In my opinion, it is a little small. I would use it on a 20 with a second filter or on a 10.


----------



## AquariumTech

I might have to take a glance at one of these. 

Thats weird though it you have loose levelers in your ACs, I have only had that issue in one of them and it is an AC from like 1992 or something.


----------



## emc7

The one that poured water on the floor was a very old one, second hand. But 2 of them of different sizes lost feet. I think the foot got lost when moving or cleaning the filter. Its a small quibble, but it is "something that can go wrong".

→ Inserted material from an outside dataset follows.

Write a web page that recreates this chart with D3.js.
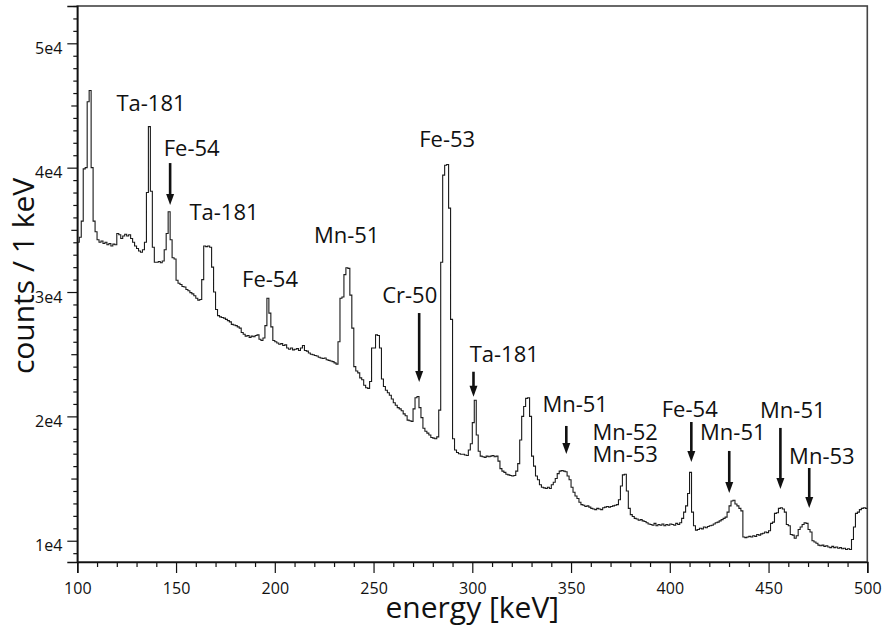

I found the Marina's foot and it is staying on for now. Its just a pressure fit and it sits on the bottom. So why wouldn't it eventually fall off from vibration? Other filters have leveling issues too. 

PetSmart was clearing them out, so I am a bit concerned the cartridges will get hard to find, but I can always put a sponge in. You do have a black pump, cord and sponge in the tank, but it should be hide-able. They are wimpy, but its sometimes useful to have a filter that only needs 2" behind the tank. IMO Its a good alternative to using a 1 cartridge whisper internal filter in a small tank.


----------



## cometguy

I taped the leveler underneath the filter... LOL The sponge around the plastic piece that go in the water is really good though! Keep smaller fishes from sucking in and other particles that might get clogged up in the filter.

IMO it's a good filter to have for a small breeding tank.


----------